Dalam rangka menarik investor maka Pemerintah Jokowi main obral tanah dan pajak. Nekad dan jor-joran selah-olah negara ini milik sendiri, semau-maunya.
Meski IKN sudah ditetapkan dalam Undang-Undang tetapi rakyat Indonesia banyak yang tidak setuju akan agenda pindah Ibu Kota. Undang-Undang pun dibuat secara licik dan tidak terbuka.
Adalah gila jika Jokowi melalui Menteri ATR Hadi Tjahjanto menawarkan HGB untuk jangka waktu 80 tahun dan dapat diperpanjang 80 tahun sehingga total yang diizinkan 160 tahun.
Aturan seenak udel dewek ini bertentangan dengan UU Pokok Agraria yang memberi hak HGB hanya untuk 30 tahun dengan perpanjangan 20 tahun. Presiden telah melakukan “a bus de droit” melanggar Undang Undang.
Kepanikan luar biasa Pemerintah. Ngotot pindah IKN tapi modal dengkul akhirnya mengemis sana sini mencari belas kasihan investor. Memalukan dan membahayakan.
Memalukan karena menjadi tertawaan rakyat dan dunia, nafsu besar tenaga kurang. Membahayakan karena tanah tumpah darah diobral murah. Rakyat semakin susah sementara kapitalis sumringah.
Tawaran obralan menggiurkan bebas pajak 30 tahun diskon sampai 350 % mau pilih tanah yang mana saja. Belum memiliki aturan yang mendasarinya sudah cuap-cuap kemana-mana.
Ini ngurus negara atau jualan kaki lima. Jokowi ini Presiden atau Pasien. Pasien batuk-batuk bersuara berisik. Market Sounding IKN di Ballroom Jakarta Theater menjadi panggung teatrikal dagelan.
Mana investor Saudi Arabia dan Uni Emirat Arab? Apa guna membawa Tony Blair jika investor Eropa geleng-geleng kepala. Softbank Group Corp sudah hengkang lebih dulu. Para investor tahu bahwa proyek IKN tidak rasional dan miskin dukungan rakyat.
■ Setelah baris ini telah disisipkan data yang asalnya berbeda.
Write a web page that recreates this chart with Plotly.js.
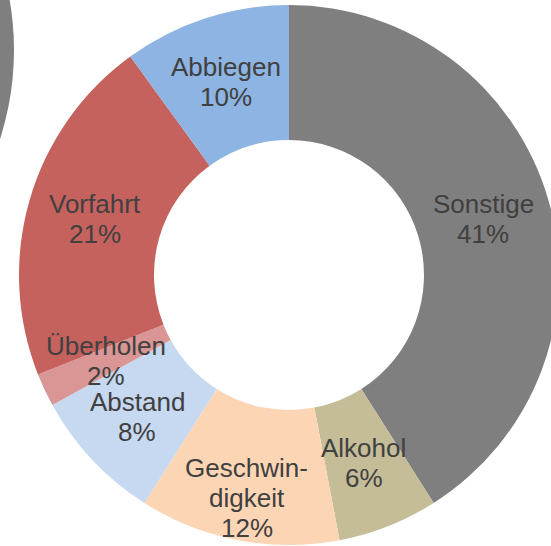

Presiden Jokowi banyak dihujat karena programnya omong doang dan mau-maunya sendiri. Tidak smart. Jokowi panik ketika masa jabatannya terus bergerak memendek.
Proyek IKN diprediksi mangkrak bahkan berpeluang gagal, karena biaya akan terus membengkak di saat pertumbuhan ekonomi stagnan. Diprediksi awal anggaran 490 Triliun akan terus membengkak menjadi 1.470 Trilyun. Menyedot dana APBN akibat swasta yang “wait and see”.